Extract only the first line of the listing and every line after it up to and including the one with "[6.38, 0.257, 0.145]];". Omit the pictures.

◆ Material provided

━━━━━━━━━━━━━━━━

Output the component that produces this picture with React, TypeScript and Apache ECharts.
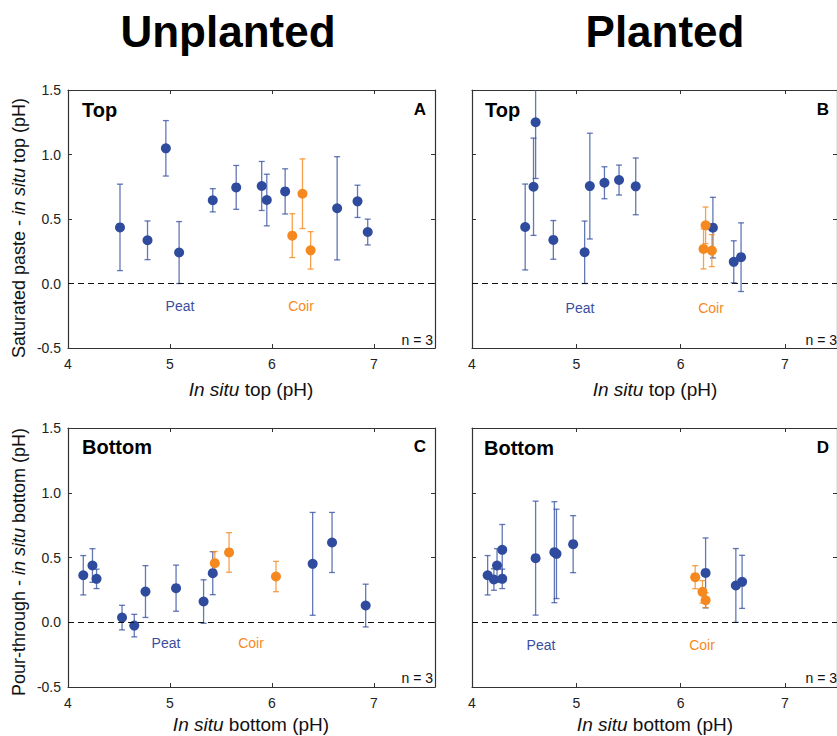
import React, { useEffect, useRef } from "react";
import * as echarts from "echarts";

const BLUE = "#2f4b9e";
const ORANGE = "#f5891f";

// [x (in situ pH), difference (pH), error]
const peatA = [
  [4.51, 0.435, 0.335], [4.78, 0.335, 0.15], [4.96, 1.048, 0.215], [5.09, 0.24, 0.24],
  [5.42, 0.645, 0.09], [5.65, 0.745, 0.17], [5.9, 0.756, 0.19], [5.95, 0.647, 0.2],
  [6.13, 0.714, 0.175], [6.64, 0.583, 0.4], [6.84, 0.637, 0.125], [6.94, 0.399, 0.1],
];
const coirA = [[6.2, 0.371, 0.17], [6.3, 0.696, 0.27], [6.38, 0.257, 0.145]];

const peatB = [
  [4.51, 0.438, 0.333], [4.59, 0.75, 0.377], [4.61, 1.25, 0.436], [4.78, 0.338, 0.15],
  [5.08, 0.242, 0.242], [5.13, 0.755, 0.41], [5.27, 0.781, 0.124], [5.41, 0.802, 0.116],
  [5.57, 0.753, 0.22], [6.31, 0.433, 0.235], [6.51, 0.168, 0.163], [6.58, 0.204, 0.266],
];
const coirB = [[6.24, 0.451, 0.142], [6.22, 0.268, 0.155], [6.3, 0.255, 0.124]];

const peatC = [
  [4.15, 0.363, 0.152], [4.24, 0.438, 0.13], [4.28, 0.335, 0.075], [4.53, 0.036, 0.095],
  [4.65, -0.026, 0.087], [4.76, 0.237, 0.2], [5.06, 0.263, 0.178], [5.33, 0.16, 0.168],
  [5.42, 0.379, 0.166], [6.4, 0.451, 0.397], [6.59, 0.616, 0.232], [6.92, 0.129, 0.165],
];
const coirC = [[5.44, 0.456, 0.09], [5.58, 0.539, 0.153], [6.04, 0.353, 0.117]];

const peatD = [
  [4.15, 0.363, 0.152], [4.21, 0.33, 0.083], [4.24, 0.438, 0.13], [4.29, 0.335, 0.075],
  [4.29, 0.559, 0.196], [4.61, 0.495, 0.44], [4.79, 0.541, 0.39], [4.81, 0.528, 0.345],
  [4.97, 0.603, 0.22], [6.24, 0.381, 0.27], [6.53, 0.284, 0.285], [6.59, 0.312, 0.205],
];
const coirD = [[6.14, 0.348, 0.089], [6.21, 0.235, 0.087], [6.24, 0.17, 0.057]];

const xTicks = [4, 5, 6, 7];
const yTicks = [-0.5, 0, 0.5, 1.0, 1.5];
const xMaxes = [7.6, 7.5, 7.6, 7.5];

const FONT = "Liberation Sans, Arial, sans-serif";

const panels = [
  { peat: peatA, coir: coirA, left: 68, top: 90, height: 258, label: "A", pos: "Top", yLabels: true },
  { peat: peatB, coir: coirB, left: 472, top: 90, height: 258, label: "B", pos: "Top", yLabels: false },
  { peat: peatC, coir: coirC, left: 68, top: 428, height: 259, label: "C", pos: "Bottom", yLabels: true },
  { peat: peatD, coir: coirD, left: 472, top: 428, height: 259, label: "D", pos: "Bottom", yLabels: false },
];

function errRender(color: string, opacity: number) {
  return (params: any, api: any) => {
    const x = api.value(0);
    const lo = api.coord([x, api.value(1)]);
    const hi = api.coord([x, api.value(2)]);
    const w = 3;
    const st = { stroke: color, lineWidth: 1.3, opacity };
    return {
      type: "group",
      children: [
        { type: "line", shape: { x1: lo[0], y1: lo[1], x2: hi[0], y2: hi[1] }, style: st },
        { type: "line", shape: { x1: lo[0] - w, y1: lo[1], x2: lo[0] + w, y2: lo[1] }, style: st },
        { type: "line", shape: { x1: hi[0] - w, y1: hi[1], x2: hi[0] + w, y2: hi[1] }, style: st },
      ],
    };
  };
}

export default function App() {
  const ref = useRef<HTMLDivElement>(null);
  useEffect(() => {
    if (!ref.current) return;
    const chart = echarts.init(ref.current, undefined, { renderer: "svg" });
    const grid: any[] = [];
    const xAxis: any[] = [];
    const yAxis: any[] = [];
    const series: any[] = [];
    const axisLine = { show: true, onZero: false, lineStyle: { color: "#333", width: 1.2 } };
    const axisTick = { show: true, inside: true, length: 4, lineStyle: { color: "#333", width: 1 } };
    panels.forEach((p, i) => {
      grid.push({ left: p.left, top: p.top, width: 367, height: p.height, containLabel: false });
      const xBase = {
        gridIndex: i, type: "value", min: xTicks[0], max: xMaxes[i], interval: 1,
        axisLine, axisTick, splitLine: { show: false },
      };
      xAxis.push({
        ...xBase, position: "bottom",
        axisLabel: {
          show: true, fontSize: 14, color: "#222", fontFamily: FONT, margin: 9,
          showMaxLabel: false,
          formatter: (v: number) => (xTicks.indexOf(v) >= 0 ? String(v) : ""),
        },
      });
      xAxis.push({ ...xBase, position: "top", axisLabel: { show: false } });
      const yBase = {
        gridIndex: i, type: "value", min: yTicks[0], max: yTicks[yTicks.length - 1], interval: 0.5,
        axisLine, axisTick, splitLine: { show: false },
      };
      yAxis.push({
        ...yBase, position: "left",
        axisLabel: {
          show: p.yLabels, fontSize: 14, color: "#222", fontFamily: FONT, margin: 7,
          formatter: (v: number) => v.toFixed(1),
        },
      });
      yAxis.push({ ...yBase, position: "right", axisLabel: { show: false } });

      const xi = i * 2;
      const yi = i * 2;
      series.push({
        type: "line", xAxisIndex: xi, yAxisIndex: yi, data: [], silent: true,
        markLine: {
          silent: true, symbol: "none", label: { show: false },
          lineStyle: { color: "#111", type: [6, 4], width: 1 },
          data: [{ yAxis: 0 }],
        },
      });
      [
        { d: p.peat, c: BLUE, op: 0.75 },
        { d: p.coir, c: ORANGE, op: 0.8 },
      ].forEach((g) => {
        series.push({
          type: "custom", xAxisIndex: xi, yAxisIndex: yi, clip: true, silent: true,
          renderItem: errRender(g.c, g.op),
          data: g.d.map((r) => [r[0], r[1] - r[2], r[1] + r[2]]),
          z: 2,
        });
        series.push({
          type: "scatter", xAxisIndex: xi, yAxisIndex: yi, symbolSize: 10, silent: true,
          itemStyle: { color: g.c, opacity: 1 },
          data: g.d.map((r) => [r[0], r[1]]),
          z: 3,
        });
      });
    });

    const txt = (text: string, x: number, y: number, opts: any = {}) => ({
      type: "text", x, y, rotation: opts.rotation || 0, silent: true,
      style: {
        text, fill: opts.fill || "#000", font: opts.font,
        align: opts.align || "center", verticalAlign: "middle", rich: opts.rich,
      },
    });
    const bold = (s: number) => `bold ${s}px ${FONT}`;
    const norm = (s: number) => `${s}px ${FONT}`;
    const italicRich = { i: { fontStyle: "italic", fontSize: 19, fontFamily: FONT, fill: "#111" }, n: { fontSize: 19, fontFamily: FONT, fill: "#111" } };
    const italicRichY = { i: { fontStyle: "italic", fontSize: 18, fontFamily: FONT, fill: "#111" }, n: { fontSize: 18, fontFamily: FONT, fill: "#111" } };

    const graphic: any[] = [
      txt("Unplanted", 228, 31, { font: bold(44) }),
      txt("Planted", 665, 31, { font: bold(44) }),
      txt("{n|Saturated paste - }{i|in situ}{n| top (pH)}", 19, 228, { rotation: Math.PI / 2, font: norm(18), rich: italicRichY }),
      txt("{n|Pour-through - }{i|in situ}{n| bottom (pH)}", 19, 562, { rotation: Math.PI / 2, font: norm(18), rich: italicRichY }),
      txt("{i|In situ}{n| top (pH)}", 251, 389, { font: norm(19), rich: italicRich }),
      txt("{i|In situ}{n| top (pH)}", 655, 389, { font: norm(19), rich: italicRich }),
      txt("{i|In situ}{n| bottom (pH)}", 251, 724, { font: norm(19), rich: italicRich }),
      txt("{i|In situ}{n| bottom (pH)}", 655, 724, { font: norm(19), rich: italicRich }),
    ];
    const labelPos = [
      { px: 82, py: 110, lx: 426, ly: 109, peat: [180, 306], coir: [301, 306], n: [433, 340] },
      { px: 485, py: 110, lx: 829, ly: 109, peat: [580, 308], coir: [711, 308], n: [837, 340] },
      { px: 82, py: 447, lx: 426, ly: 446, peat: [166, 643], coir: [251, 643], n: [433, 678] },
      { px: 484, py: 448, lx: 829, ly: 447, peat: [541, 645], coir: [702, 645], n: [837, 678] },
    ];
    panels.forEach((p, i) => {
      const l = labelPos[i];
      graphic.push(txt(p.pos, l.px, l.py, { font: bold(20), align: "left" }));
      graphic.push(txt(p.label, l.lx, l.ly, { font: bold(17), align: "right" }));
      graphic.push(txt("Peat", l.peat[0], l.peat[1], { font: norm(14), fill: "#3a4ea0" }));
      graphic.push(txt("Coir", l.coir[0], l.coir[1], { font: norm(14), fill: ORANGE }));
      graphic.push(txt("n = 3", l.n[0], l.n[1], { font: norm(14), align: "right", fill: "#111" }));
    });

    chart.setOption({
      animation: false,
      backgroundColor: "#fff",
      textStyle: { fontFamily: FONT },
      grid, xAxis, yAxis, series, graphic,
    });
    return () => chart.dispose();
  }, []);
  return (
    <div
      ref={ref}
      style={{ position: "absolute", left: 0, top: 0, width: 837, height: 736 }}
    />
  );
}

━━━━━━━━━━━━━━━━

◆ Answer for this exercise
Output the component that produces this picture with React, TypeScript and Apache ECharts.
import React, { useEffect, useRef } from "react";
import * as echarts from "echarts";

const BLUE = "#2f4b9e";
const ORANGE = "#f5891f";

// [x (in situ pH), difference (pH), error]
const peatA = [
  [4.51, 0.435, 0.335], [4.78, 0.335, 0.15], [4.96, 1.048, 0.215], [5.09, 0.24, 0.24],
  [5.42, 0.645, 0.09], [5.65, 0.745, 0.17], [5.9, 0.756, 0.19], [5.95, 0.647, 0.2],
  [6.13, 0.714, 0.175], [6.64, 0.583, 0.4], [6.84, 0.637, 0.125], [6.94, 0.399, 0.1],
];
const coirA = [[6.2, 0.371, 0.17], [6.3, 0.696, 0.27], [6.38, 0.257, 0.145]];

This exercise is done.